> _INSTRUCTIONS TO FOLLOW_:
Give every line again exactly as it appears, please, but not the pictures.

> _SUPPLIED MATERIAL_:
/---

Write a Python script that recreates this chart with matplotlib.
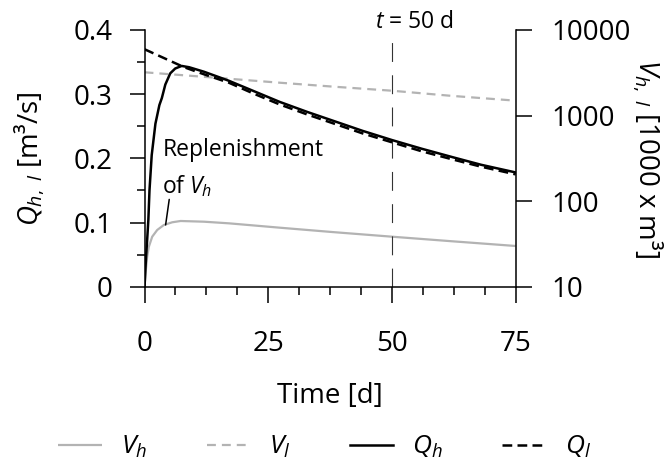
import matplotlib
matplotlib.use("Agg")
import matplotlib.pyplot as plt
from matplotlib.ticker import FixedLocator, FixedFormatter, NullLocator

plt.rcParams['font.family'] = ['Open Sans', 'DejaVu Sans']
plt.rcParams['mathtext.fontset'] = 'custom'
plt.rcParams['mathtext.it'] = 'Open Sans:italic'
plt.rcParams['mathtext.rm'] = 'Open Sans'

# ---- data ----
t_qh = [0, 0.3, 0.53, 0.77, 1.0, 1.45, 2.2, 3.0, 3.5, 4.2, 5.2, 6.2, 7.5, 9, 12, 17, 22, 27.3, 33, 38.7, 44, 50, 56, 62.4, 68, 75]
q_h = [0, 0.045, 0.073, 0.104, 0.15, 0.205, 0.254, 0.283, 0.294, 0.315, 0.3325, 0.340, 0.344, 0.342, 0.335, 0.321, 0.305, 0.288, 0.272, 0.257, 0.243, 0.2285, 0.215, 0.2015, 0.190, 0.178]

t_ql = [0, 2, 4, 6, 8, 12, 17, 22, 27.3, 33, 38.7, 44, 50, 56, 62.4, 68, 75]
q_l = [0.370, 0.363, 0.356, 0.349, 0.342, 0.331, 0.318, 0.301, 0.284, 0.268, 0.253, 0.239, 0.225, 0.211, 0.198, 0.187, 0.175]

t_vh = [0, 0.2, 0.53, 0.87, 1.55, 2.56, 3.9, 5.6, 7.3, 12, 17.1, 27.2, 38, 50, 62, 75]
v_h = [10, 14.3, 22.4, 29.3, 38.4, 46, 52.6, 56.6, 58.6, 57.5, 55, 49, 43.5, 38.4, 34, 29.9]

t_vl = [0, 13.3, 27.3, 38, 50, 62, 75]
v_l = [3205, 2800, 2421, 2180, 1951, 1700, 1493]

x_ticks = [0, 25, 50, 75]
x_minor = [6.25, 12.5, 18.75, 31.25, 37.5, 43.75, 56.25, 62.5, 68.75]
q_ticks = [0, 0.1, 0.2, 0.3, 0.4]
q_ticklabels = ['0', '0.1', '0.2', '0.3', '0.4']
q_minor = [0.05, 0.15, 0.25, 0.35]
v_ticks = [10, 100, 1000, 10000]
v_ticklabels = ['10', '100', '1000', '10000']
marker_day = 50

labels = ['$V_h$', '$V_l$', '$Q_h$', '$Q_l$']

GRAY = '#b3b3b3'

fig = plt.figure(figsize=(6.71, 4.68), dpi=100)
ax = fig.add_axes([0.2154, 0.3874, 0.5532, 0.5485])
ax2 = ax.twinx()
ax.set_zorder(ax2.get_zorder() + 1)
ax.patch.set_visible(False)
ax2.patch.set_visible(False)

lvh, = ax2.plot(t_vh, v_h, color=GRAY, lw=1.6, solid_capstyle='butt')
lvl, = ax2.plot(t_vl, v_l, color=GRAY, lw=1.6, dashes=(4.0, 2.7))
lqh, = ax.plot(t_qh, q_h, color='black', lw=1.8)
lql, = ax.plot(t_ql, q_l, color='black', lw=1.8, dashes=(3.9, 2.1))

ax.axvline(marker_day, color='#333333', lw=0.8, dashes=(17, 12), zorder=0)

ax.set_xlim(0, 75)
ax.set_ylim(0, 0.4)
ax2.set_yscale('log')
ax2.set_ylim(10, 10000)

ax.xaxis.set_major_locator(FixedLocator(x_ticks))
ax.xaxis.set_minor_locator(FixedLocator(x_minor))
ax.yaxis.set_major_locator(FixedLocator(q_ticks))
ax.yaxis.set_major_formatter(FixedFormatter(q_ticklabels))
ax.yaxis.set_minor_locator(FixedLocator(q_minor))
ax2.yaxis.set_major_locator(FixedLocator(v_ticks))
ax2.yaxis.set_major_formatter(FixedFormatter(v_ticklabels))
ax2.yaxis.set_minor_locator(NullLocator())

for a in (ax, ax2):
    a.spines['top'].set_visible(False)
    for s in a.spines.values():
        s.set_linewidth(1.1)
ax.spines['right'].set_visible(False)
ax2.spines['left'].set_visible(False)
ax2.spines['bottom'].set_visible(False)

ax.tick_params(axis='x', which='major', direction='out', length=11.5, width=1.1, pad=20, labelsize=20)
ax.tick_params(axis='x', which='minor', direction='out', length=6, width=1.1)
ax.tick_params(axis='y', which='major', direction='out', length=11, width=1.1, pad=12, labelsize=20)
ax.tick_params(axis='y', which='minor', direction='out', length=5.5, width=1.1)
ax2.tick_params(axis='y', which='major', direction='out', length=11.5, width=1.1, pad=14, labelsize=20)

ax.set_xlabel('Time [d]', fontsize=20)
ax.xaxis.set_label_coords(0.5, -0.37)
ax.set_ylabel('$Q_{h,\\ l}$ [m³/s]', fontsize=20)
ax.yaxis.set_label_coords(-0.265, 0.5)
ax2.set_ylabel('$V_{h,\\ l}$ [1000 x m³]', fontsize=20, rotation=-90, va='bottom')
ax2.yaxis.set_label_coords(1.31, 0.5)

ax.text(46.6, 1.031, '$t$ = 50 d', transform=ax.get_xaxis_transform(),
        ha='left', va='center', fontsize=16.5)

ax.annotate('', xy=(4.26, 0.0963), xytext=(4.99, 0.136),
            arrowprops=dict(arrowstyle='-', color='black', lw=1.1, shrinkA=0, shrinkB=0))
ax.text(3.6, 0.232, 'Replenishment\nof $V_h$', ha='left', va='top', fontsize=16.5, linespacing=1.55)

fig.legend([lvh, lvl, lqh, lql], labels, loc='center', bbox_to_anchor=(0.484, 0.045),
           ncol=4, frameon=False, fontsize=19, handlelength=1.65, handletextpad=0.72,
           columnspacing=2.25)

fig.savefig('out.png', dpi=100)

\---

> _PROBLEM SOLUTION_:
Write a Python script that recreates this chart with matplotlib.
import matplotlib
matplotlib.use("Agg")
import matplotlib.pyplot as plt
from matplotlib.ticker import FixedLocator, FixedFormatter, NullLocator

plt.rcParams['font.family'] = ['Open Sans', 'DejaVu Sans']
plt.rcParams['mathtext.fontset'] = 'custom'
plt.rcParams['mathtext.it'] = 'Open Sans:italic'
plt.rcParams['mathtext.rm'] = 'Open Sans'

# ---- data ----
t_qh = [0, 0.3, 0.53, 0.77, 1.0, 1.45, 2.2, 3.0, 3.5, 4.2, 5.2, 6.2, 7.5, 9, 12, 17, 22, 27.3, 33, 38.7, 44, 50, 56, 62.4, 68, 75]
q_h = [0, 0.045, 0.073, 0.104, 0.15, 0.205, 0.254, 0.283, 0.294, 0.315, 0.3325, 0.340, 0.344, 0.342, 0.335, 0.321, 0.305, 0.288, 0.272, 0.257, 0.243, 0.2285, 0.215, 0.2015, 0.190, 0.178]

t_ql = [0, 2, 4, 6, 8, 12, 17, 22, 27.3, 33, 38.7, 44, 50, 56, 62.4, 68, 75]
q_l = [0.370, 0.363, 0.356, 0.349, 0.342, 0.331, 0.318, 0.301, 0.284, 0.268, 0.253, 0.239, 0.225, 0.211, 0.198, 0.187, 0.175]

t_vh = [0, 0.2, 0.53, 0.87, 1.55, 2.56, 3.9, 5.6, 7.3, 12, 17.1, 27.2, 38, 50, 62, 75]
v_h = [10, 14.3, 22.4, 29.3, 38.4, 46, 52.6, 56.6, 58.6, 57.5, 55, 49, 43.5, 38.4, 34, 29.9]

t_vl = [0, 13.3, 27.3, 38, 50, 62, 75]
v_l = [3205, 2800, 2421, 2180, 1951, 1700, 1493]

x_ticks = [0, 25, 50, 75]
x_minor = [6.25, 12.5, 18.75, 31.25, 37.5, 43.75, 56.25, 62.5, 68.75]
q_ticks = [0, 0.1, 0.2, 0.3, 0.4]
q_ticklabels = ['0', '0.1', '0.2', '0.3', '0.4']
q_minor = [0.05, 0.15, 0.25, 0.35]
v_ticks = [10, 100, 1000, 10000]
v_ticklabels = ['10', '100', '1000', '10000']
marker_day = 50

labels = ['$V_h$', '$V_l$', '$Q_h$', '$Q_l$']

GRAY = '#b3b3b3'

fig = plt.figure(figsize=(6.71, 4.68), dpi=100)
ax = fig.add_axes([0.2154, 0.3874, 0.5532, 0.5485])
ax2 = ax.twinx()
ax.set_zorder(ax2.get_zorder() + 1)
ax.patch.set_visible(False)
ax2.patch.set_visible(False)

lvh, = ax2.plot(t_vh, v_h, color=GRAY, lw=1.6, solid_capstyle='butt')
lvl, = ax2.plot(t_vl, v_l, color=GRAY, lw=1.6, dashes=(4.0, 2.7))
lqh, = ax.plot(t_qh, q_h, color='black', lw=1.8)
lql, = ax.plot(t_ql, q_l, color='black', lw=1.8, dashes=(3.9, 2.1))

ax.axvline(marker_day, color='#333333', lw=0.8, dashes=(17, 12), zorder=0)

ax.set_xlim(0, 75)
ax.set_ylim(0, 0.4)
ax2.set_yscale('log')
ax2.set_ylim(10, 10000)

ax.xaxis.set_major_locator(FixedLocator(x_ticks))
ax.xaxis.set_minor_locator(FixedLocator(x_minor))
ax.yaxis.set_major_locator(FixedLocator(q_ticks))
ax.yaxis.set_major_formatter(FixedFormatter(q_ticklabels))
ax.yaxis.set_minor_locator(FixedLocator(q_minor))
ax2.yaxis.set_major_locator(FixedLocator(v_ticks))
ax2.yaxis.set_major_formatter(FixedFormatter(v_ticklabels))
ax2.yaxis.set_minor_locator(NullLocator())

for a in (ax, ax2):
    a.spines['top'].set_visible(False)
    for s in a.spines.values():
        s.set_linewidth(1.1)
ax.spines['right'].set_visible(False)
ax2.spines['left'].set_visible(False)
ax2.spines['bottom'].set_visible(False)

ax.tick_params(axis='x', which='major', direction='out', length=11.5, width=1.1, pad=20, labelsize=20)
ax.tick_params(axis='x', which='minor', direction='out', length=6, width=1.1)
ax.tick_params(axis='y', which='major', direction='out', length=11, width=1.1, pad=12, labelsize=20)
ax.tick_params(axis='y', which='minor', direction='out', length=5.5, width=1.1)
ax2.tick_params(axis='y', which='major', direction='out', length=11.5, width=1.1, pad=14, labelsize=20)

ax.set_xlabel('Time [d]', fontsize=20)
ax.xaxis.set_label_coords(0.5, -0.37)
ax.set_ylabel('$Q_{h,\\ l}$ [m³/s]', fontsize=20)
ax.yaxis.set_label_coords(-0.265, 0.5)
ax2.set_ylabel('$V_{h,\\ l}$ [1000 x m³]', fontsize=20, rotation=-90, va='bottom')
ax2.yaxis.set_label_coords(1.31, 0.5)

ax.text(46.6, 1.031, '$t$ = 50 d', transform=ax.get_xaxis_transform(),
        ha='left', va='center', fontsize=16.5)

ax.annotate('', xy=(4.26, 0.0963), xytext=(4.99, 0.136),
            arrowprops=dict(arrowstyle='-', color='black', lw=1.1, shrinkA=0, shrinkB=0))
ax.text(3.6, 0.232, 'Replenishment\nof $V_h$', ha='left', va='top', fontsize=16.5, linespacing=1.55)

fig.legend([lvh, lvl, lqh, lql], labels, loc='center', bbox_to_anchor=(0.484, 0.045),
           ncol=4, frameon=False, fontsize=19, handlelength=1.65, handletextpad=0.72,
           columnspacing=2.25)

fig.savefig('out.png', dpi=100)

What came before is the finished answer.